Question

The moon’s radius is $1/4$ times that of earth and its mass is $1/80$ times that of the earth. If g represents the acceleration due to gravity on the surface of the earth than on the surface of the moon its value is:
$
  (a){\text{ }}\dfrac{g}{4} \\
  (b){\text{ }}\dfrac{g}{5} \\
  (c){\text{ }}\dfrac{g}{6} \\
  (d){\text{ }}\dfrac{g}{8} \\
 $

Answer 1

Hint: In this question use the formula between the acceleration due to gravity (g), radius(r) and the mass (M) that is $g = G\dfrac{M}{{{r^2}}}$, here G is the universal gravitation constant.
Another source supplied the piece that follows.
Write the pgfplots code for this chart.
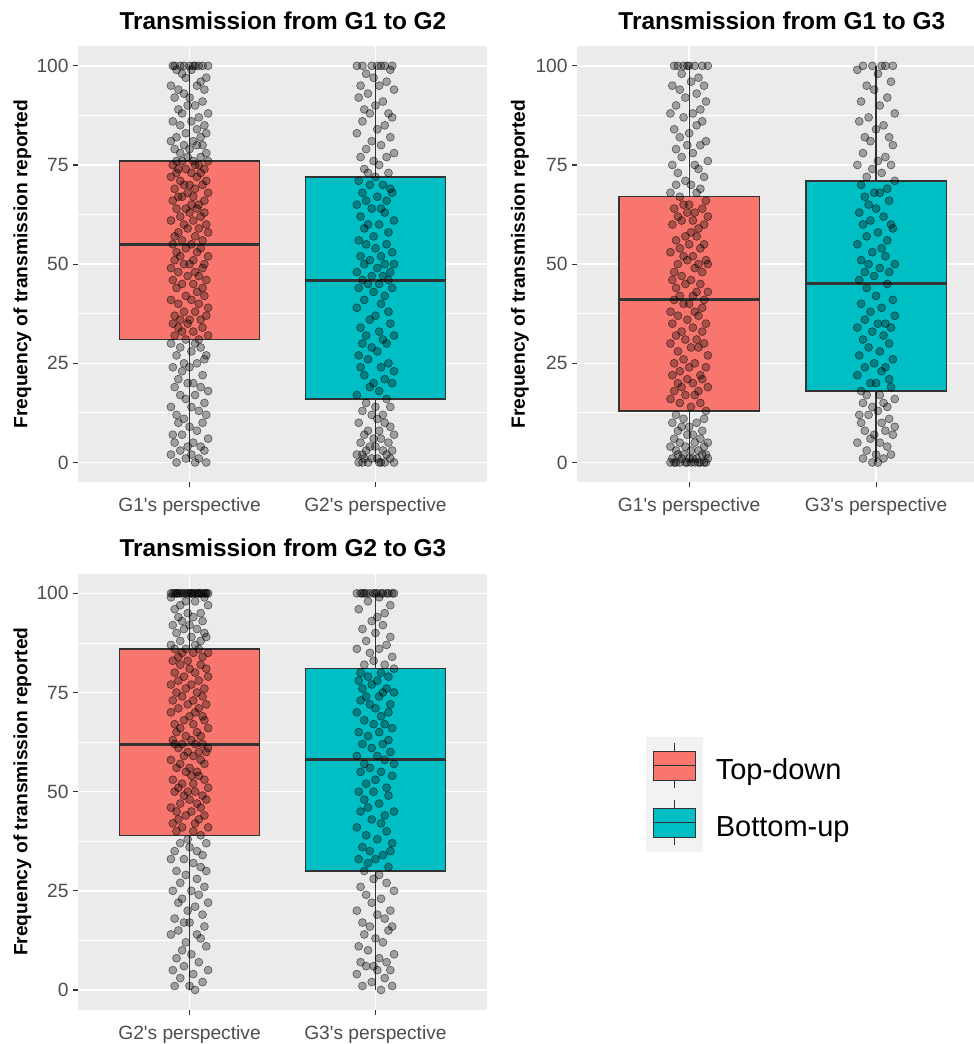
\documentclass[border=0pt]{standalone}
\usepackage{fontspec}
\setmainfont{Liberation Sans}[Ligatures=TeXOff]
\usepackage{pgfplots}
\usepackage{pgfplotstable}
\pgfplotsset{compat=1.18}
\usepgfplotslibrary{statistics}

\definecolor{tdred}{HTML}{F8766D}
\definecolor{buteal}{HTML}{00BFC4}
\definecolor{panelbg}{HTML}{EBEBEB}
\definecolor{keybg}{HTML}{F2F2F2}
\definecolor{edge}{HTML}{333333}
\definecolor{ticktxt}{HTML}{4D4D4D}

% Jittered responses: j = horizontal jitter, a..f = reported frequency
% a: G1->G2 (G1), b: G1->G2 (G2), c: G1->G3 (G1), d: G1->G3 (G3),
% e: G2->G3 (G2), f: G2->G3 (G3)
\pgfplotstableread{
j a b c d e f
0.03 0 100 0 100 100 0
-0.07 0 100 0 100 100 1
0.09 0 100 0 100 100 1
-0.02 1 100 0 100 100 2
0.05 1 100 0 100 100 3
-0.10 2 100 0 99 100 4
0.01 2 100 0 98 100 5
0.08 3 99 0 96 100 5
-0.05 3 98 0 95 100 6
-0.01 4 97 0 94 100 6
0.06 4 96 0 92 100 7
-0.08 5 95 0 91 100 7
0.02 5 95 1 90 100 8
0.10 6 94 1 88 100 9
-0.04 7 93 1 87 100 10
-0.09 7 92 1 86 100 11
0.04 8 91 1 85 100 12
0.00 9 90 1 84 100 13
-0.06 10 89 2 82 100 14
0.07 10 88 2 82 100 15
-0.03 11 88 2 81 100 16
0.09 12 87 2 80 100 16
-0.07 12 86 3 78 100 17
0.05 13 85 3 77 100 18
0.01 14 84 3 76 100 19
-0.10 14 83 4 75 99 20
0.08 15 82 4 75 99 20
-0.02 16 81 4 74 98 22
0.03 17 80 5 73 98 23
-0.05 17 79 5 72 97 24
0.10 18 78 5 71 97 25
-0.08 19 77 6 70 96 26
0.06 19 77 6 69 95 27
-0.01 20 76 7 68 95 28
0.02 20 75 7 68 94 29
-0.06 21 74 8 67 94 30
0.07 22 73 8 66 93 31
-0.04 23 73 9 65 93 32
0.00 24 72 9 64 92 33
-0.09 24 71 10 63 92 33
0.04 25 70 10 62 91 34
-0.03 25 70 11 61 91 35
0.08 26 69 11 60 90 35
-0.07 27 68 12 60 90 36
0.09 27 68 13 59 89 37
0.01 28 67 14 58 89 38
-0.05 29 66 15 57 88 39
0.06 29 66 15 56 88 40
-0.10 30 65 16 55 87 41
0.03 30 64 17 54 87 42
-0.02 31 64 17 53 86 43
0.05 31 63 18 52 86 44
-0.08 32 62 18 51 86 45
0.10 32 61 19 50 85 45
-0.04 33 60 19 50 85 46
0.02 33 60 20 49 85 47
-0.06 34 59 20 48 84 48
0.07 34 58 21 48 84 49
-0.01 35 57 21 47 83 50
-0.09 35 56 22 46 83 50
0.06 36 55 22 45 82 51
-0.05 36 55 23 44 82 52
0.00 36 54 24 42 81 53
0.09 37 53 24 41 81 54
-0.08 37 52 25 40 80 55
0.03 38 52 25 39 80 55
-0.03 38 51 26 38 79 56
0.10 39 50 27 37 79 57
-0.06 40 50 28 36 78 57
0.05 40 50 29 35 78 58
0.01 41 49 29 35 77 59
-0.10 41 48 30 34 77 59
0.08 42 48 30 34 76 60
-0.02 42 47 31 33 76 61
0.04 43 47 31 32 75 62
-0.07 44 46 32 31 75 62
0.07 44 46 33 30 74 63
-0.04 45 45 33 29 74 64
0.02 45 45 34 28 73 65
-0.09 46 44 35 27 73 65
0.09 46 44 35 26 72 66
-0.01 47 43 36 25 72 67
0.05 47 42 37 24 71 67
-0.06 48 41 37 24 71 68
0.03 48 40 38 23 70 69
-0.10 49 39 38 22 70 70
0.07 49 38 39 21 69 70
0.00 50 37 40 20 69 71
-0.03 50 36 40 20 68 72
0.08 50 35 41 19 68 72
-0.08 51 34 41 18 67 73
0.02 51 33 42 17 67 74
-0.05 52 32 42 17 66 74
0.10 52 32 43 16 66 75
0.04 53 31 43 15 65 75
-0.07 53 30 44 15 65 76
0.06 54 30 45 14 64 76
-0.02 54 29 45 14 64 77
0.01 55 28 46 13 63 78
-0.09 55 27 46 12 63 78
-0.04 56 26 47 12 62 79
0.07 56 25 48 11 62 79
-0.08 57 24 48 10 62 80
0.03 57 24 49 10 62 80
0.10 58 23 50 9 61 81
-0.06 58 22 50 8 61 82
0.05 59 21 50 8 60 82
-0.01 59 20 51 7 60 83
0.09 60 20 51 7 60 84
-0.03 60 19 52 6 59 85
0.02 61 18 52 5 59 86
-0.10 61 17 53 5 58 86
0.06 62 16 54 4 58 87
-0.05 62 15 54 3 57 88
0.08 63 14 55 2 57 89
0.00 63 14 55 2 56 90
-0.07 64 13 56 1 56 91
0.04 64 12 57 1 55 92
-0.02 64 12 57 0 55 93
0.01 65 11 58 0 54 94
0.05 65 10 59 nan 54 95
-0.09 66 10 60 nan 53 96
0.08 66 9 60 nan 53 97
-0.04 67 8 61 nan 52 98
0.02 67 8 61 nan 52 99
-0.06 67 7 62 nan 51 100
0.10 68 7 62 nan 51 100
-0.01 68 6 63 nan 50 100
0.03 69 6 63 nan 50 100
-0.08 69 5 64 nan 50 100
0.07 70 5 64 nan 49 100
-0.03 70 4 65 nan 49 100
0.00 70 4 65 nan 48 100
0.09 71 3 66 nan 48 100
-0.05 71 3 67 nan 47 100
0.04 72 3 68 nan 47 100
-0.10 72 2 68 nan 46 100
0.06 73 2 69 nan 46 100
-0.07 73 2 70 nan 45 100
0.01 73 1 70 nan 45 100
-0.02 74 1 71 nan 44 nan
0.08 74 1 72 nan 44 nan
-0.06 74 1 73 nan 43 nan
0.05 75 0 74 nan 43 nan
-0.09 75 0 75 nan 42 nan
0.03 75 0 75 nan 42 nan
0.10 76 0 76 nan 41 nan
-0.04 76 0 77 nan 41 nan
0.02 76 0 78 nan 40 nan
-0.07 76 0 79 nan 40 nan
0.06 77 nan 80 nan 39 nan
-0.01 77 nan 80 nan 38 nan
0.09 78 nan 81 nan 37 nan
-0.05 78 nan 82 nan 37 nan
0.00 79 nan 83 nan 36 nan
-0.08 79 nan 84 nan 35 nan
0.04 80 nan 85 nan 35 nan
0.07 80 nan 86 nan 34 nan
-0.03 80 nan 87 nan 33 nan
-0.10 81 nan 88 nan 33 nan
0.02 81 nan 88 nan 32 nan
0.06 82 nan 89 nan 31 nan
-0.07 82 nan 90 nan 30 nan
0.09 83 nan 91 nan 30 nan
-0.02 83 nan 92 nan 29 nan
0.04 84 nan 93 nan 28 nan
-0.05 85 nan 94 nan 27 nan
0.08 85 nan 95 nan 26 nan
-0.09 86 nan 95 nan 25 nan
0.01 86 nan 96 nan 25 nan
0.05 87 nan 97 nan 24 nan
-0.04 88 nan 98 nan 23 nan
0.10 88 nan 100 nan 22 nan
-0.06 89 nan 100 nan 22 nan
0.03 90 nan 100 nan 21 nan
-0.01 90 nan 100 nan 20 nan
0.07 91 nan 100 nan 19 nan
-0.08 92 nan 100 nan 18 nan
0.00 92 nan 100 nan 17 nan
-0.03 93 nan 100 nan 17 nan
0.08 94 nan nan nan 16 nan
-0.06 94 nan nan nan 15 nan
0.04 95 nan nan nan 14 nan
-0.10 95 nan nan nan 14 nan
0.06 96 nan nan nan 13 nan
-0.02 97 nan nan nan 12 nan
0.09 97 nan nan nan 11 nan
-0.04 98 nan nan nan 10 nan
0.01 99 nan nan nan 9 nan
-0.07 99 nan nan nan 8 nan
0.05 100 nan nan nan 7 nan
-0.03 100 nan nan nan 6 nan
0.10 100 nan nan nan 5 nan
-0.09 100 nan nan nan 5 nan
0.02 100 nan nan nan 4 nan
-0.05 100 nan nan nan 3 nan
0.07 100 nan nan nan 2 nan
0.00 100 nan nan nan 1 nan
-0.08 100 nan nan nan 1 nan
0.03 100 nan nan nan 0 nan
}\jitterdata

\pgfplotsset{
  panel/.style={
    scale only axis, width=204.5pt, height=218.15pt,
    xmin=0.4, xmax=2.6, ymin=-5, ymax=105,
    axis background/.style={fill=panelbg},
    axis line style={draw=none},
    xtick={1,2}, ytick={0,25,50,75,100},
    minor ytick={12.5,37.5,62.5,87.5},
    xtick pos=bottom, ytick pos=left,
    grid=both,
    major grid style={white, line width=0.75pt},
    minor grid style={white, line width=0.4pt},
    tick align=outside,
    major tick length=2.5pt, minor tick length=0pt,
    tick style={edge, line width=0.55pt},
    ticklabel style={font=\fontsize{9.6}{11}\selectfont, text=ticktxt},
    /pgf/number format/assume math mode=true,
    yticklabel style={anchor=east, inner sep=0pt, xshift=-2pt},
    xticklabel style={anchor=north, inner sep=0pt, yshift=-5pt},
    every axis title/.style={font=\bfseries\fontsize{12.2}{14}\selectfont,
      at={(axis description cs:0.501,1)}, anchor=base, yshift=8.5pt},
    ylabel={Frequency of transmission reported},
    ylabel style={font=\bfseries\fontsize{9.6}{11}\selectfont,
      at={(axis description cs:-0.1357,0.5)}, anchor=center},
    boxplot/draw direction=y,
    boxplot/every box/.style={draw=edge, line width=0.65pt},
    boxplot/every whisker/.style={draw=edge, line width=0.6pt},
    boxplot/every median/.style={draw=edge, line width=1.5pt},
  },
  pts/.style={only marks, mark=*, mark size=2pt, forget plot,
    mark options={fill=black, fill opacity=0.32, draw=black,
      draw opacity=0.55, line width=0.3pt}},
  keyimg/.style={legend image code/.code={
    \fill[keybg] (0pt,-14.125pt) rectangle (28pt,14.125pt);
    \draw[edge, line width=0.5pt] (14pt,-11.25pt) -- (14pt,11.25pt);
    \draw[edge, line width=0.5pt, fill=#1] (3.5pt,-7.25pt) rectangle (24.5pt,7.25pt);
    \draw[edge, line width=0.5pt] (3.5pt,0pt) -- (24.5pt,0pt);
  }},
}

\begin{document}
\begin{tikzpicture}
\useasboundingbox (0,0) rectangle (487pt,-522pt);

% Transmission from G1 to G2
\begin{axis}[panel, at={(39pt,-23pt)}, anchor=north west,
  title={Transmission from G1 to G2},
  xticklabels={G1's perspective, G2's perspective}]
\addplot[forget plot, fill=tdred, boxplot prepared={lower whisker=0, lower quartile=31,
  median=55, upper quartile=76, upper whisker=100, draw position=1,
  box extend=0.75, whisker extend=0}] coordinates {};
\addplot[forget plot, fill=buteal, boxplot prepared={lower whisker=0, lower quartile=16,
  median=46, upper quartile=72, upper whisker=100, draw position=2,
  box extend=0.75, whisker extend=0}] coordinates {};
\addplot[pts] table[x expr=1+\thisrow{j}, y=a] {\jitterdata};
\addplot[pts] table[x expr=2+\thisrow{j}, y=b] {\jitterdata};
\end{axis}

% Transmission from G1 to G3
\begin{axis}[panel, at={(288.5pt,-23pt)}, anchor=north west,
  width=198.5pt, xmax=2.524,
  title style={at={(axis description cs:0.516,1)}},
  ylabel style={at={(axis description cs:-0.1436,0.5)}},
  title={Transmission from G1 to G3},
  xticklabels={G1's perspective, G3's perspective}]
\addplot[forget plot, fill=tdred, boxplot prepared={lower whisker=0, lower quartile=13,
  median=41, upper quartile=67, upper whisker=100, draw position=1,
  box extend=0.75, whisker extend=0}] coordinates {};
\addplot[forget plot, fill=buteal, boxplot prepared={lower whisker=0, lower quartile=18,
  median=45, upper quartile=71, upper whisker=100, draw position=2,
  box extend=0.75, whisker extend=0}] coordinates {};
\addplot[pts] table[x expr=1+\thisrow{j}, y=c] {\jitterdata};
\addplot[pts] table[x expr=2+\thisrow{j}, y=d] {\jitterdata};
\end{axis}

% Transmission from G2 to G3, with the shared legend
\begin{axis}[panel, at={(39pt,-286.75pt)}, anchor=north west,
  title={Transmission from G2 to G3},
  xticklabels={G2's perspective, G3's perspective},
  legend style={at={(axis description cs:1.38875,0.62526)}, anchor=north west,
    draw=none, fill=none, inner sep=0pt, outer sep=0pt, row sep=0pt,
    font=\fontsize{14.5}{17}\selectfont,
    nodes={inner sep=0pt, outer sep=0pt},
    /tikz/every odd column/.style={column sep=6.5pt},
    /tikz/every even column/.style={yshift=-2.5pt}},
  legend cell align=left]
\addlegendimage{keyimg=tdred}
\addlegendentry{Top-down}
\addlegendimage{keyimg=buteal}
\addlegendentry{Bottom-up}
\addplot[forget plot, fill=tdred, boxplot prepared={lower whisker=0, lower quartile=39,
  median=62, upper quartile=86, upper whisker=100, draw position=1,
  box extend=0.75, whisker extend=0}] coordinates {};
\addplot[forget plot, fill=buteal, boxplot prepared={lower whisker=0, lower quartile=30,
  median=58, upper quartile=81, upper whisker=100, draw position=2,
  box extend=0.75, whisker extend=0}] coordinates {};
\addplot[pts] table[x expr=1+\thisrow{j}, y=e] {\jitterdata};
\addplot[pts] table[x expr=2+\thisrow{j}, y=f] {\jitterdata};
\end{axis}
\end{tikzpicture}
\end{document}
Apply this formula for earth and moon separately and then make use of the two questions formed along with the constraints of the question to reach the right answer.

Complete step-by-step answer:
As we know the direct relation of acceleration due to gravity (g), radius (r), mass (M) which is given as,

$ \Rightarrow g = G\dfrac{M}{{{r^2}}}$ m/s².
So acceleration due to gravity on earth is
$ \Rightarrow {g_e} = G\dfrac{{{M_e}}}{{r_e^2}}$ m/s²................... (1)
Where, ${g_e}$ = acceleration due to gravity on earth.
              G = Universal gravitational constant.
             ${M_e}$ = Mass of the earth.
              $r_e^2$ = radius of the earth.

And acceleration due to gravity on the moon is

 $ \Rightarrow {g_m} = G\dfrac{{{M_m}}}{{r_m^2}}$ m/s²..................... (2)

Where, ${g_m}$ = acceleration due to gravity on the moon.
              G = Universal gravitational constant.
             ${M_m}$ = Mass of the moon.
              $r_m^2$ = radius of the moon.

Now divide equation (2) with equation (1) we have,

$ \Rightarrow \dfrac{{{g_m}}}{{{g_e}}} = \dfrac{{G\dfrac{{{M_m}}}{{r_m^2}}}}{{G\dfrac{{{M_e}}}{{r_e^2}}}} = \dfrac{{{M_m}}}{{r_m^2}} \times \dfrac{{r_e^2}}{{{M_e}}}$................. (3)

Now it is given that the radius of the moon is (1/4) times that of earth.
$ \Rightarrow {r_m} = \dfrac{1}{4}{r_e}$

And it is also given that the mass of the moon is (1/80) times that of the earth.
$ \Rightarrow {M_m} = \dfrac{1}{80}{M_e}$

Now substitute this value in equation (3) we have,

\[ \Rightarrow \dfrac{{{g_m}}}{{{g_e}}} = \dfrac{{\dfrac{1}{{80}}{M_e}}}{{{{\left( {\dfrac{1}{4}{r_e}} \right)}^2}}} \times \dfrac{{r_e^2}}{{{M_e}}}\]

Now simplify this we have,

$ \Rightarrow \dfrac{{{g_m}}}{{{g_e}}} = \dfrac{{\dfrac{1}{{80}}}}{{\dfrac{1}{{{4^2}}}}} = \dfrac{1}{{80}} \times 16 = \dfrac{1}{5}$
$ \Rightarrow {g_m} = \dfrac{1}{5}{g_e}$

Now it is given that the gravitation at the earth is represented by g.

$ \Rightarrow {g_e} = g$
So we have,
$ \Rightarrow {g_m} = \dfrac{1}{5}g$

So this is the required value of the acceleration on the surface of the moon w.r.t the earth surface.
Hence option (B) is the required answer.

Note: Since earth is a bigger planet as compared to moon then eventually the mass of the moon is less as compared to earth, due to which the gravitational pull of moon over an object is less as compared to that of earth. This is the main reason we see objects flying in outer space. Humans even are weighted lighter or moon as compared to the earth due to this same reason.